:: Written request ::
Reproduce the listing below in full and without alteration, apart from its pictures.

++++ Data extract ++++

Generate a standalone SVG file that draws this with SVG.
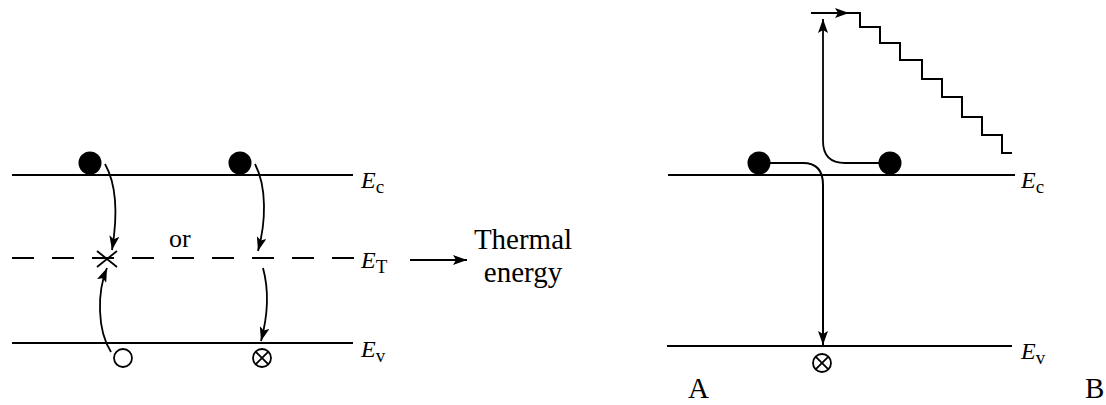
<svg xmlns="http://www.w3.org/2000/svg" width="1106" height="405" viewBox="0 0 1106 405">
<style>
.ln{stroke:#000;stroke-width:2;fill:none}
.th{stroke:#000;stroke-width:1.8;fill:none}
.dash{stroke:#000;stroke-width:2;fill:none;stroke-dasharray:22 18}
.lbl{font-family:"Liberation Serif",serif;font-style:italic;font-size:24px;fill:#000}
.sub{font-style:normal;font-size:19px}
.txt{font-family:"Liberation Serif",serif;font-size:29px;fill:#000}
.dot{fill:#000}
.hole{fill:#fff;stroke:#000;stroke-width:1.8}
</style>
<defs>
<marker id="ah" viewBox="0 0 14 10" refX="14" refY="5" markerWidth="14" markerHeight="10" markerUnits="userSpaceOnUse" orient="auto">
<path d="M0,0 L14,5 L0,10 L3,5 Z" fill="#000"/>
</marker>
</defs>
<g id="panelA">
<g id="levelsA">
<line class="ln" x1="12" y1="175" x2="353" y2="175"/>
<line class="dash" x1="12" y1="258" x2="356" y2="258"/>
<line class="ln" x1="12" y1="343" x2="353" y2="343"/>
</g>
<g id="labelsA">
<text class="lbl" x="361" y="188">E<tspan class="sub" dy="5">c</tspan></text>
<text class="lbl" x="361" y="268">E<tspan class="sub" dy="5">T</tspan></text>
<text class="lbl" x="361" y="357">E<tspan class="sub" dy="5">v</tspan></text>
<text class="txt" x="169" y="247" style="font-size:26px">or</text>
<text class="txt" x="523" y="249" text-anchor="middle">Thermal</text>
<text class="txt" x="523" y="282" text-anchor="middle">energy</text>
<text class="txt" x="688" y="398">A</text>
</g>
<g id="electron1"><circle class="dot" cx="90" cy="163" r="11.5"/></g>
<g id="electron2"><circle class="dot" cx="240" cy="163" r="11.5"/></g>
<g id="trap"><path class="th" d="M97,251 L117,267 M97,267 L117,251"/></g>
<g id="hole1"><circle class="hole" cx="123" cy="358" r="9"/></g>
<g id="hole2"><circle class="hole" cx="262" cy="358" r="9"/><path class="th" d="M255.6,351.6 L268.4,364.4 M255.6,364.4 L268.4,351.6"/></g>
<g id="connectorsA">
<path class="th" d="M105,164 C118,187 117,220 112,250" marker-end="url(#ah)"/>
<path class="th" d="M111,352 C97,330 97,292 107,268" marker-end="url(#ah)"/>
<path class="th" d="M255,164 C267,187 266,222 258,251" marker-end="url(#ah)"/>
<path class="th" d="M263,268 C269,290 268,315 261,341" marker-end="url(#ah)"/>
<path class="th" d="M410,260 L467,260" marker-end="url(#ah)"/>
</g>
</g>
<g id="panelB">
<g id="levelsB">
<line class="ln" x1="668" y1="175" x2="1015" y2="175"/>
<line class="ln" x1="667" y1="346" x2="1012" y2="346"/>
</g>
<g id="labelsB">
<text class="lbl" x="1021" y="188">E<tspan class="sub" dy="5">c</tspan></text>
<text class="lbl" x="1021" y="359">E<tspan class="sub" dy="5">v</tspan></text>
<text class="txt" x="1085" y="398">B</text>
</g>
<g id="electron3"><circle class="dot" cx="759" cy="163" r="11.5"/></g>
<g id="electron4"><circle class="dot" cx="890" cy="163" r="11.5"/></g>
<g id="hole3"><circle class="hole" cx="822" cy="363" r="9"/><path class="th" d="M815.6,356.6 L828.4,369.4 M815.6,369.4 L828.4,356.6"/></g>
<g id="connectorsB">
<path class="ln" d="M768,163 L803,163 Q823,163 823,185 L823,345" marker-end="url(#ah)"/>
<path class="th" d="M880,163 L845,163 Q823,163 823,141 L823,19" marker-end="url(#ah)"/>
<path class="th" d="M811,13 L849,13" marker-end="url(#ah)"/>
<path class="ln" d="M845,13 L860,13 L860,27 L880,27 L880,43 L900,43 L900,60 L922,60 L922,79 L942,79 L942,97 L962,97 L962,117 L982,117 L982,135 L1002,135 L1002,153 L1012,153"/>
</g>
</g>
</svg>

++++

:: Task response ::
Generate a standalone SVG file that draws this with SVG.
<svg xmlns="http://www.w3.org/2000/svg" width="1106" height="405" viewBox="0 0 1106 405">
<style>
.ln{stroke:#000;stroke-width:2;fill:none}
.th{stroke:#000;stroke-width:1.8;fill:none}
.dash{stroke:#000;stroke-width:2;fill:none;stroke-dasharray:22 18}
.lbl{font-family:"Liberation Serif",serif;font-style:italic;font-size:24px;fill:#000}
.sub{font-style:normal;font-size:19px}
.txt{font-family:"Liberation Serif",serif;font-size:29px;fill:#000}
.dot{fill:#000}
.hole{fill:#fff;stroke:#000;stroke-width:1.8}
</style>
<defs>
<marker id="ah" viewBox="0 0 14 10" refX="14" refY="5" markerWidth="14" markerHeight="10" markerUnits="userSpaceOnUse" orient="auto">
<path d="M0,0 L14,5 L0,10 L3,5 Z" fill="#000"/>
</marker>
</defs>
<g id="panelA">
<g id="levelsA">
<line class="ln" x1="12" y1="175" x2="353" y2="175"/>
<line class="dash" x1="12" y1="258" x2="356" y2="258"/>
<line class="ln" x1="12" y1="343" x2="353" y2="343"/>
</g>
<g id="labelsA">
<text class="lbl" x="361" y="188">E<tspan class="sub" dy="5">c</tspan></text>
<text class="lbl" x="361" y="268">E<tspan class="sub" dy="5">T</tspan></text>
<text class="lbl" x="361" y="357">E<tspan class="sub" dy="5">v</tspan></text>
<text class="txt" x="169" y="247" style="font-size:26px">or</text>
<text class="txt" x="523" y="249" text-anchor="middle">Thermal</text>
<text class="txt" x="523" y="282" text-anchor="middle">energy</text>
<text class="txt" x="688" y="398">A</text>
</g>
<g id="electron1"><circle class="dot" cx="90" cy="163" r="11.5"/></g>
<g id="electron2"><circle class="dot" cx="240" cy="163" r="11.5"/></g>
<g id="trap"><path class="th" d="M97,251 L117,267 M97,267 L117,251"/></g>
<g id="hole1"><circle class="hole" cx="123" cy="358" r="9"/></g>
<g id="hole2"><circle class="hole" cx="262" cy="358" r="9"/><path class="th" d="M255.6,351.6 L268.4,364.4 M255.6,364.4 L268.4,351.6"/></g>
<g id="connectorsA">
<path class="th" d="M105,164 C118,187 117,220 112,250" marker-end="url(#ah)"/>
<path class="th" d="M111,352 C97,330 97,292 107,268" marker-end="url(#ah)"/>
<path class="th" d="M255,164 C267,187 266,222 258,251" marker-end="url(#ah)"/>
<path class="th" d="M263,268 C269,290 268,315 261,341" marker-end="url(#ah)"/>
<path class="th" d="M410,260 L467,260" marker-end="url(#ah)"/>
</g>
</g>
<g id="panelB">
<g id="levelsB">
<line class="ln" x1="668" y1="175" x2="1015" y2="175"/>
<line class="ln" x1="667" y1="346" x2="1012" y2="346"/>
</g>
<g id="labelsB">
<text class="lbl" x="1021" y="188">E<tspan class="sub" dy="5">c</tspan></text>
<text class="lbl" x="1021" y="359">E<tspan class="sub" dy="5">v</tspan></text>
<text class="txt" x="1085" y="398">B</text>
</g>
<g id="electron3"><circle class="dot" cx="759" cy="163" r="11.5"/></g>
<g id="electron4"><circle class="dot" cx="890" cy="163" r="11.5"/></g>
<g id="hole3"><circle class="hole" cx="822" cy="363" r="9"/><path class="th" d="M815.6,356.6 L828.4,369.4 M815.6,369.4 L828.4,356.6"/></g>
<g id="connectorsB">
<path class="ln" d="M768,163 L803,163 Q823,163 823,185 L823,345" marker-end="url(#ah)"/>
<path class="th" d="M880,163 L845,163 Q823,163 823,141 L823,19" marker-end="url(#ah)"/>
<path class="th" d="M811,13 L849,13" marker-end="url(#ah)"/>
<path class="ln" d="M845,13 L860,13 L860,27 L880,27 L880,43 L900,43 L900,60 L922,60 L922,79 L942,79 L942,97 L962,97 L962,117 L982,117 L982,135 L1002,135 L1002,153 L1012,153"/>
</g>
</g>
</svg>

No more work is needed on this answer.